To help William & Mary students explore these similarities, Glenn offered an African-American and South African Movement Exchange course that focused on African-American and South African modern dance pioneers, and the historical, social and political issues that have and continue to influence their choreography. In addition, students enrolled in a service-learning course that enabled them to work as English, math and computer tutors, or dance teachers, to 11- and-12-year-olds in Khayelitsha, Cape Town’s largest township.
“What really struck me about the Cape Town 2012 program was the blending of dance with the service learning aspect of the program,” said Lauren Coble ’14. “Being able to use art as a tool to teach kids is so powerful. Art can be used to change the mindsets of these young kids and give them an outlet to express their feelings and voice their stories.”
In addition to their classroom and Khayelitsha work, the W&M students also participated in group tours of locations such as Robben Island, the site of Nelson Mandela’s imprisonment, Table Mountain, Cape Point and museums and historic sites in and around Cape Town. They also were able to take workshops with the Jazzart Dance Theatre and view a number of local dance and musical performances.
“We have gone from exploring the city center to working with an amazing group of kids in the townships. I have loved getting a taste of everything Cape Town has to offer,” said Diana Villarreal ’13. “Through all of those experiences, this study abroad program has been one of the most influential experiences of my life.”

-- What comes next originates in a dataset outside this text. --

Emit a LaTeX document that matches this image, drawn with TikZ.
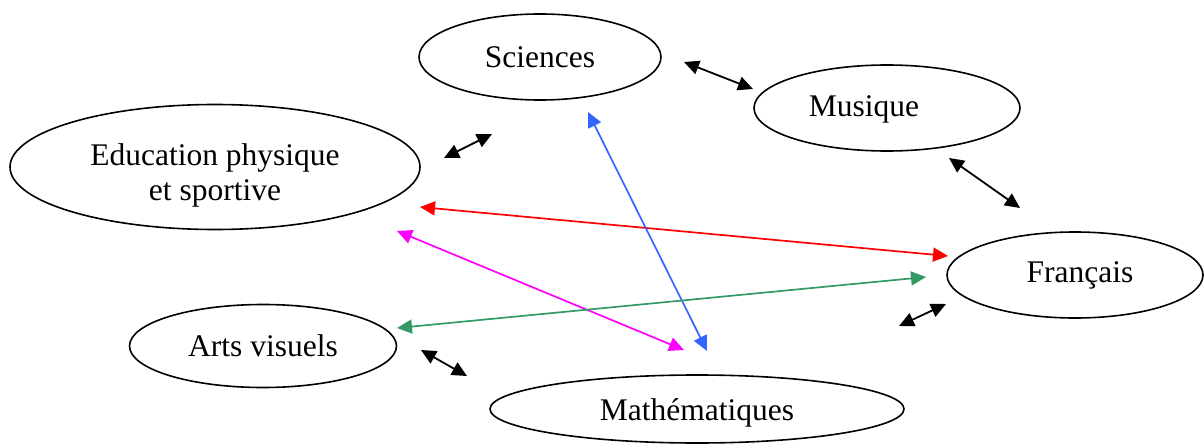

As part of their program, William & Mary students worked with Glenn to host a Community Festival in July. The Festival gave the Khayelitsha students the opportunity to showcase what they learned, and perform for their local community. In addition to dancing, the children also wrote poems and made a mural for the event.
“The Community Festival was an opportunity for the kids to showcase their skills and talents,” said Lemondre Watson ’13. “It gave them a chance to show what they can do individually, but also celebrate their collective talents and the diversity within their community.”
Yet despite all that they experienced and accomplished, simply watching the interactions between the William & Mary and Khayelitsha students was perhaps Glenn’s favorite part of the program.
“One of the most rewarding experiences was teaching modern dance and watching the South African students teach William & Mary students gum boot dancing, while one of our students demonstrated step dance, a derivative of gum boot dance practiced by African American fraternities and sororities,” said Glenn. “This kind of exchange is invaluable. It opens the doors to verbal discourse, a clearer understanding of the unknown and opportunities to build lasting friendships.”